All of Apple's secrecy and paranoia seemed justified after an employee was arrested for selling inside information in a multi-million dollar kickback scheme. Former Apple Inc. employee Paul Devine was charged in 2010 after an internal probe found he was selling product forecasts, specifications and pricing information to manufacturers of iPod and iPhone parts. The manufacturers were using the information in their contract negotiations with Apple and the scheme cost the company more than $2.4 million. In March, Devine pleaded guilty to wire fraud, conspiracy and money laundering and agreed to forfeit $2.25 million of his ill-gotten gains. His sentencing is scheduled for June.
Bobbing for Apps
Porn and politics? There's no app for that.

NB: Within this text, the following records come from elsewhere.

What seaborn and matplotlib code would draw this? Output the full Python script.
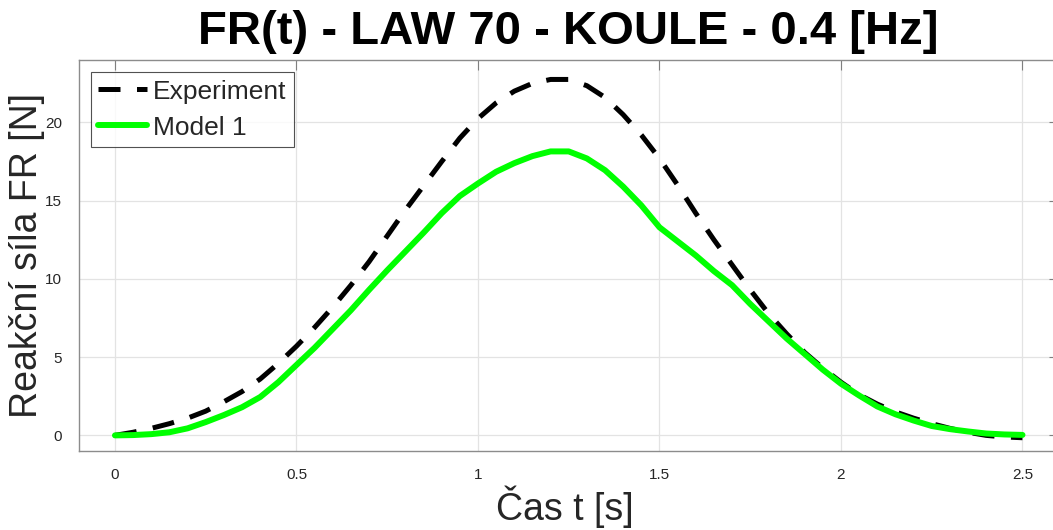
import matplotlib
matplotlib.use("Agg")
import matplotlib.pyplot as plt
import seaborn as sns
import pandas as pd

time_s = [0.00, 0.05, 0.10, 0.15, 0.20, 0.25, 0.30, 0.35, 0.40, 0.45,
          0.50, 0.55, 0.60, 0.65, 0.70, 0.75, 0.80, 0.85, 0.90, 0.95,
          1.00, 1.05, 1.10, 1.15, 1.20, 1.25, 1.30, 1.35, 1.40, 1.45,
          1.50, 1.55, 1.60, 1.65, 1.70, 1.75, 1.80, 1.85, 1.90, 1.95,
          2.00, 2.05, 2.10, 2.15, 2.20, 2.25, 2.30, 2.35, 2.40, 2.45, 2.50]

experiment = [0.0, 0.2, 0.45, 0.75, 1.1, 1.55, 2.15, 2.8, 3.6, 4.6,
              5.7, 6.9, 8.2, 9.6, 11.1, 12.75, 14.4, 15.95, 17.5, 19.0,
              20.25, 21.25, 22.0, 22.5, 22.75, 22.75, 22.35, 21.6, 20.5, 19.2,
              17.7, 16.0, 14.2, 12.5, 10.9, 9.3, 7.8, 6.5, 5.3, 4.3,
              3.4, 2.6, 2.0, 1.5, 1.1, 0.75, 0.45, 0.2, 0.0, -0.1, -0.15]

model1 = [0.0, 0.02, 0.08, 0.2, 0.45, 0.85, 1.3, 1.8, 2.45, 3.4,
          4.5, 5.6, 6.8, 8.0, 9.3, 10.55, 11.75, 12.95, 14.2, 15.3,
          16.1, 16.85, 17.4, 17.85, 18.15, 18.15, 17.7, 16.95, 15.9, 14.7,
          13.3, 12.4, 11.5, 10.5, 9.6, 8.4, 7.3, 6.2, 5.2, 4.2,
          3.3, 2.55, 1.85, 1.35, 0.95, 0.6, 0.4, 0.25, 0.12, 0.06, 0.03]

series_names = ["Experiment", "Model 1"]
x_ticks = [0, 0.5, 1, 1.5, 2, 2.5]
x_tick_labels = ["0", "0.5", "1", "1.5", "2", "2.5"]
y_ticks = [0, 5, 10, 15, 20]
y_tick_labels = ["0", "5", "10", "15", "20"]

title_text = "FR(t) - LAW 70 - KOULE - 0.4 [Hz]"
x_label = "Čas t [s]"
y_label = "Reakční síla FR [N]"

sns.set_style("white")
plt.rcParams["font.family"] = ["Liberation Sans", "DejaVu Sans"]

df = pd.DataFrame({
    "t": time_s * 2,
    "F": experiment + model1,
    "series": [series_names[0]] * len(time_s) + [series_names[1]] * len(time_s),
})

fig = plt.figure(figsize=(10.53, 5.30), dpi=100)
ax = fig.add_axes([0.0747, 0.149, 0.9308, 0.738])

sns.lineplot(data=df[df.series == series_names[0]], x="t", y="F", ax=ax,
             color="black", linewidth=3.6, label=series_names[0])
ax.lines[-1].set_dashes((4.4, 3.3))
sns.lineplot(data=df[df.series == series_names[1]], x="t", y="F", ax=ax,
             color="#00ff00", linewidth=4.3, label=series_names[1])

ax.set_xlim(-0.1, 2.6)
ax.set_ylim(-1, 24)
ax.set_xticks(x_ticks)
ax.set_xticklabels(x_tick_labels)
ax.set_yticks(y_ticks)
ax.set_yticklabels(y_tick_labels)
ax.tick_params(axis="both", direction="in", length=7, width=0.8,
               labelsize=11, colors="#7f7f7f", labelcolor="#262626",
               top=True, right=True, pad=12)
ax.grid(True, color="#e3e3e3", linewidth=0.9)
for sp in ax.spines.values():
    sp.set_color("#8c8c8c")
    sp.set_linewidth(1.0)

ax.set_title(title_text, fontsize=34, fontweight="bold", color="black",
             y=1.0, pad=4.5, va="bottom")
ax.set_xlabel(x_label, fontsize=27, color="#262626", va="center")
ax.set_ylabel(y_label, fontsize=27, color="#262626", va="center")
ax.xaxis.set_label_coords(0.5, -0.143)
ax.xaxis.label.set_x((565 - 78.7) / 980.1)
ax.yaxis.set_label_coords(-0.053, 0.5)

leg = ax.legend(loc="upper left", fontsize=19, frameon=True, fancybox=False,
                handlelength=1.85, borderpad=0.3, labelspacing=0.45,
                handletextpad=0.2, borderaxespad=0.45)
leg.get_frame().set_edgecolor("#262626")
leg.get_frame().set_linewidth(0.8)

fig.savefig("out.png", dpi=100)
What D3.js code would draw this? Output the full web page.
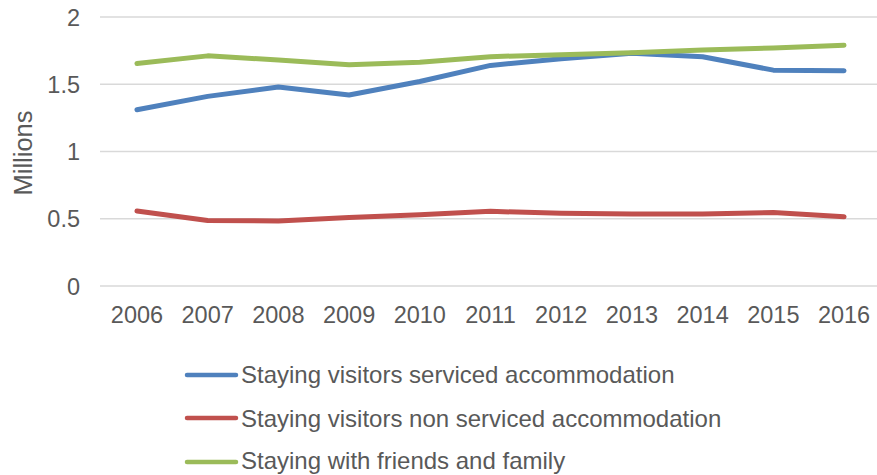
<!DOCTYPE html>
<html><head><meta charset="utf-8">
<script src="https://cdn.jsdelivr.net/npm/d3@7"></script>
<style>body{margin:0;background:#fff}text{font-family:"Liberation Sans",Arial,sans-serif;fill:#595959}</style>
</head><body><svg id="c" width="877" height="475"></svg>
<script>
const years = ["2006","2007","2008","2009","2010","2011","2012","2013","2014","2015","2016"];
const serviced = [1.31,1.41,1.48,1.42,1.52,1.64,1.69,1.73,1.705,1.605,1.60];
const nonServiced = [0.557,0.487,0.484,0.51,0.53,0.555,0.54,0.535,0.535,0.547,0.515];
const friends = [1.654,1.711,1.68,1.645,1.664,1.705,1.72,1.735,1.755,1.77,1.79];
const seriesNames = ["Staying visitors serviced accommodation","Staying visitors non serviced accommodation","Staying with friends and family"];
const colors = ["#4F81BD","#C0504D","#9BBB59"];
const yTicks = [0,0.5,1,1.5,2];

const svg = d3.select("#c");
const x = d3.scaleBand().domain(years).range([101.6,879.4]);
const y = d3.scaleLinear().domain([0,2]).range([286,17]);

svg.append("g").selectAll("line").data(yTicks).join("line")
  .attr("x1",100).attr("x2",877).attr("y1",d=>y(d)).attr("y2",d=>y(d))
  .attr("stroke","#d9d9d9").attr("stroke-width",1.3);

svg.append("g").selectAll("text").data(yTicks).join("text")
  .attr("x",80).attr("y",d=>y(d)+8.5).attr("text-anchor","end")
  .attr("font-size",23.5).text(d=>d);

svg.append("g").selectAll("text").data(years).join("text")
  .attr("x",d=>x(d)+x.bandwidth()/2).attr("y",323).attr("text-anchor","middle")
  .attr("font-size",23.5).text(d=>d);

svg.append("text").attr("transform","translate(32,153) rotate(-90)")
  .attr("text-anchor","middle").attr("font-size",25.5).text("Millions");

const data = [serviced, nonServiced, friends];
const line = d3.line().x((d,i)=>x(years[i])+x.bandwidth()/2).y(d=>y(d));
data.forEach((s,k)=>{
  svg.append("path").attr("d",line(s)).attr("fill","none")
    .attr("stroke",colors[k]).attr("stroke-width",5)
    .attr("stroke-linecap","round").attr("stroke-linejoin","round");
});

const ly = [375,418,462];
const tb = [383,427,469];
seriesNames.forEach((n,k)=>{
  svg.append("line").attr("x1",187).attr("x2",236).attr("y1",ly[k]).attr("y2",ly[k])
    .attr("stroke",colors[k]).attr("stroke-width",4.5).attr("stroke-linecap","round");
  svg.append("text").attr("x",241).attr("y",tb[k]).attr("font-size",24).text(n);
});
</script></body></html>
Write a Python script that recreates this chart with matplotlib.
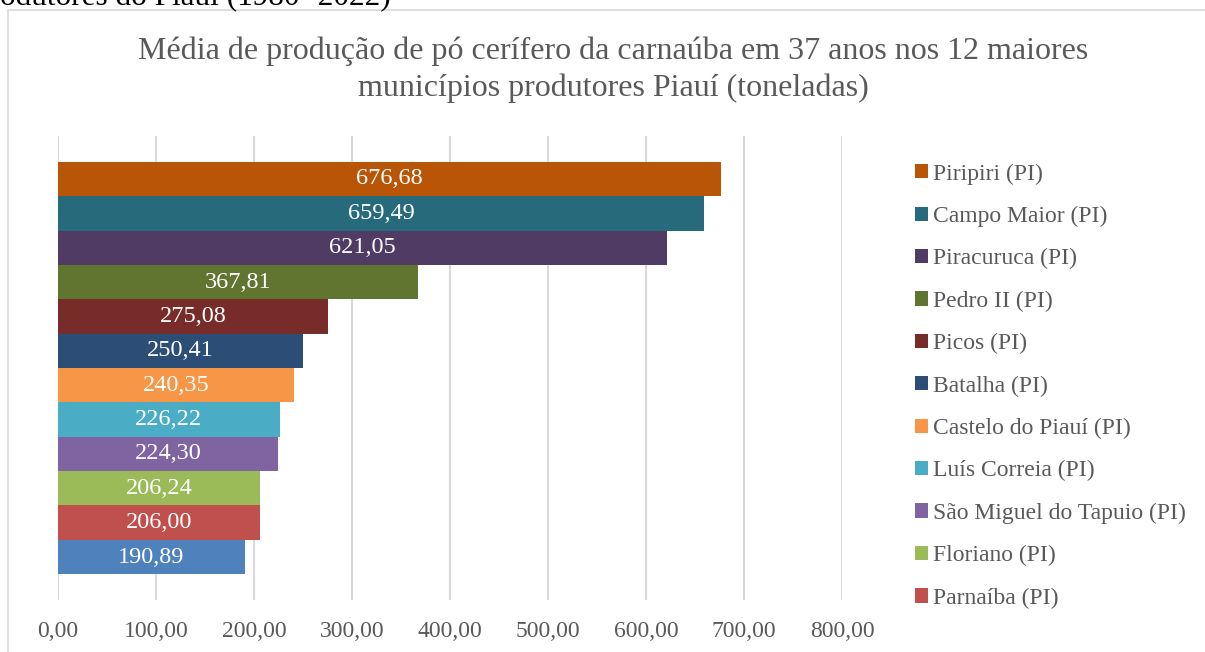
import matplotlib.pyplot as plt
from matplotlib.patches import Rectangle, Patch

municipios = ['Piripiri (PI)', 'Campo Maior (PI)', 'Piracuruca (PI)', 'Pedro II (PI)',
              'Picos (PI)', 'Batalha (PI)', 'Castelo do Piauí (PI)', 'Luís Correia (PI)',
              'São Miguel do Tapuio (PI)', 'Floriano (PI)', 'Parnaíba (PI)', '(sem legenda)']
medias = [676.68, 659.49, 621.05, 367.81, 275.08, 250.41, 240.35, 226.22,
          224.30, 206.24, 206.00, 190.89]
cores = ['#B85507', '#276A7C', '#4F3B63', '#5F7530', '#772C2A', '#2C4D75',
         '#F79646', '#4BACC6', '#8064A2', '#9BBB59', '#C0504D', '#4F81BD']
xticks = [0, 100, 200, 300, 400, 500, 600, 700, 800]

plt.rcParams['font.family'] = ['Liberation Serif', 'DejaVu Serif']
W, H = 1205, 652
fig = plt.figure(figsize=(W / 100, H / 100), dpi=100)

# moldura do gráfico e resto do título do documento (cortado no original)
fig.patches.append(Rectangle((8 / W, -0.05), 1.2, (H - 10) / H + 0.05, transform=fig.transFigure,
                             fill=False, edgecolor='#D9D9D9', linewidth=1.2))
fig.text(0 / W, 1 - 5 / H, 'odutores do Piauí (1980- 2022)', fontsize=22.5, color='black',
         ha='left', va='baseline')

ax = fig.add_axes([58 / W, 52 / H, 784 / W, 464 / H])
n = len(medias)
pos = list(range(n))
ax.barh(pos, medias, height=1.0, color=cores)
for p, v in zip(pos, medias):
    ax.text(v / 2, p, f'{v:.2f}'.replace('.', ','), color='white', fontsize=17.5,
            ha='center', va='center')

ax.set_xlim(0, 800)
ax.set_ylim(n - 0.5 + 0.75, -0.5 - 0.75)
ax.set_xticks(xticks)
ax.set_xticklabels([f'{t:.2f}'.replace('.', ',') for t in xticks], fontsize=17, color='#595959')
ax.set_yticks([])
ax.tick_params(axis='x', length=0, pad=15)
for s in ax.spines.values():
    s.set_visible(False)
ax.grid(axis='x', color='#D9D9D9', linewidth=1.5)
ax.set_axisbelow(True)

fig.text(613 / W, 1 - 70 / H,
         'Média de produção de pó cerífero da carnaúba em 37 anos nos 12 maiores\nmunicípios produtores Piauí (toneladas)',
         fontsize=23, color='#595959', ha='center', va='center', linespacing=1.32)

handles = [Patch(facecolor=c, label=m) for m, c in zip(municipios[:11], cores[:11])]
fig.legend(handles=handles, loc='upper left', bbox_to_anchor=(906 / W, 1 - 154 / H),
           frameon=False, fontsize=17, labelcolor='#595959', handlelength=0.55,
           handleheight=0.55, handletextpad=0.2, labelspacing=0.9, borderaxespad=0)

fig.savefig('out.png', dpi=100)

Apple famously removed sexually suggestive apps from its iTunes store after customer complaints, while political cartoonist Mark Fiore's NewsToons app was initially rejected for containing satiric, possibly defamatory content. (The app was later approved after Fiore won the Pulitzer Prize.) As more Americans get their information from their iPhones and iPads, freedom of information watchdogs are questioning Apple's tight, even prudish, content controls.